Bonne nouvelle, les marchés matures reprennent les rennes de la croissance du marché mondial du médicament. Mauvaise nouvelle, la France est l’exception, avec le seul chiffre d’affaires pharmaceutique en involution dans toute l’Union européenne. Le marché remboursable affiche une baisse de 1,1 % en 2015, soit une décroissance « moins négative que les années précédentes grâce au dynamisme du segment de l’automédication », commente l’économiste de la santé Claude Le Pen.

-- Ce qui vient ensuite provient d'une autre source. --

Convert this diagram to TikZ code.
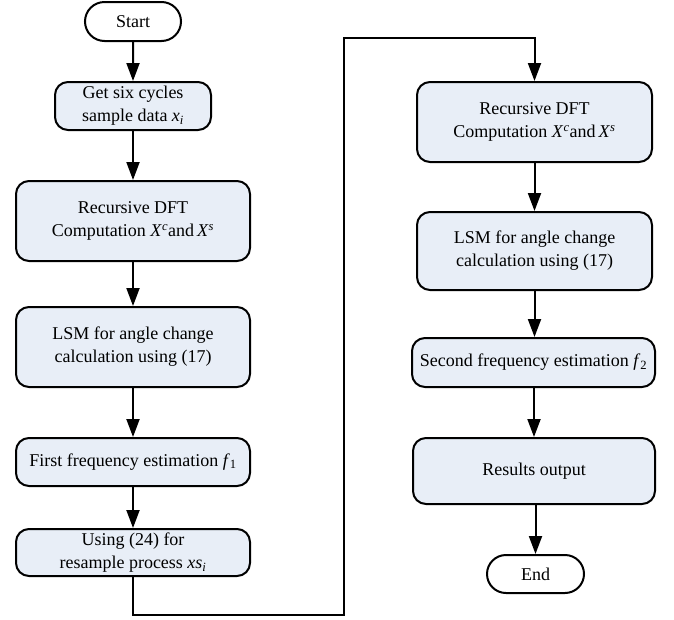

Et dans les prévisions à l’horizon 2020, le cabinet IMS Health ne perçoit aucun élément capable d’inverser la tendance. C’est pourquoi, à cette date, la France sera passée du 5e au 8e rang mondial des marchés pharmaceutiques, dépassée par le Brésil, la Grande-Bretagne et l’Italie. Elle devrait rester dans le Top 5 européen mais passera de la 2e à la 4e place.
« Ce n’est pas spontané », précise Claude Le Pen, mais la situation repose sur une volonté forte des pouvoirs publics « qui estiment ce marché trop gros, ce que regrettent évidemment les industriels ». Les baisses de prix, visant principalement le cardio-vasculaire et le système nerveux central en 2015, sont devenues l’arme de prédilection du gouvernement pour maîtriser les dépenses de santé. Avec succès puisque l’augmentation du marché en volume et l’arrivée de nouveaux produits ne permettent pas un retour à la croissance.
IMS Health note ainsi une reconfiguration du modèle de l’officine, qui ne gagne plus sur le remboursable, mais davantage sur les médicaments non remboursables, et mieux encore sur les produits sans AMM. « En 2004-2005 la situation était exactement inversée », remarque l’économiste. Et d’annoncer que, en 2016, le marché français devrait rester morose. « Des innovations coûteuses vont arriver sur le marché, notamment en oncologie, mais sur des populations cibles relativement faibles ; l’effet macroéconomique sera donc limité. »
Quant aux génériques, si la substitution « a atteint un niveau élevé mais ne progresse plus », Claude Le Pen rappelle le projet plus ou moins annoncé du gouvernement d’imposer 250 à 300 millions d’euros de baisses de prix dans le cadre de son plan génériques. « Laboratoires et pharmaciens sont vent debout face à un gouvernement qui s’inquiète du respect de l’ONDAM 2016, fixé très bas, à 1,75 %. »
Double paradoxe
Le paradoxe est donc double. Alors que des voix s’élèvent contre le coût exorbitant des nouveaux médicaments et l’impossibilité pour les pouvoirs publics de les financer, la France a réussi le tour de force de mettre à disposition les derniers traitements de l’hépatite C tout en contenant les dépenses de santé, et même en les réduisant.
À l’image du marché pharmaceutique français dont le chiffre d’affaires baisse et devrait continuer à baisser d’ici à 2020, alors que l’environnement est à nouveau favorable aux pays matures. Depuis des années, ce sont en effet les pays émergents, rebaptisés Pharmergents, qui tiraient la croissance. Mais le retour à l’innovation et l’arrivée de produits très spécialisés, très ciblés et très chers changent la donne.
En 2015, le chiffre d’affaires du marché pharmaceutique mondial est de 1 069 milliards de dollars, en progression de 8,9 % par rapport à 2014. « D’ici à 2020, il devrait s’accroître de 350 milliards de dollars, soit quasiment le double de la croissance observée sur les cinq dernières années », explique Vincent Bildstein, président d’IMS Health France.
Si la croissance en volume reste plutôt tirée par les Pharmergents, Vincent Bildstein ajoute que, avec le ralentissement de la Chine qui devrait se confirmer d’ici à 2020, les pays émergents « ne sont plus l’eldorado de ces dernières années pour les groupes pharmaceutiques ». En 2020, les États-Unis resteront largement leaders (41 % de parts de marché), loin devant le top 5 européen (13 %) et la Chine (11 %).
Quant aux classes thérapeutiques, c’est l’oncologie qui dominera le marché (hors maladies transmissibles) devant le diabète. Les industriels sont toujours confrontés à la chute de brevets, soit une perte estimée à 190 milliards de dollars de chiffre d’affaires dans les cinq ans, mais le marché se caractérise actuellement par un flux d’innovations : 225 nouvelles molécules sont attendues entre 2016 et 2020, contre 184 entre 2011 et 2015. « 91 % des nouvelles substances actives seront des thérapies ciblées, 33 % des produits avec un biomarqueur et 33 % viseront des indications orphelines », ajoute Stéphane Sclison, directeur de la stratégie d’IMS Health France.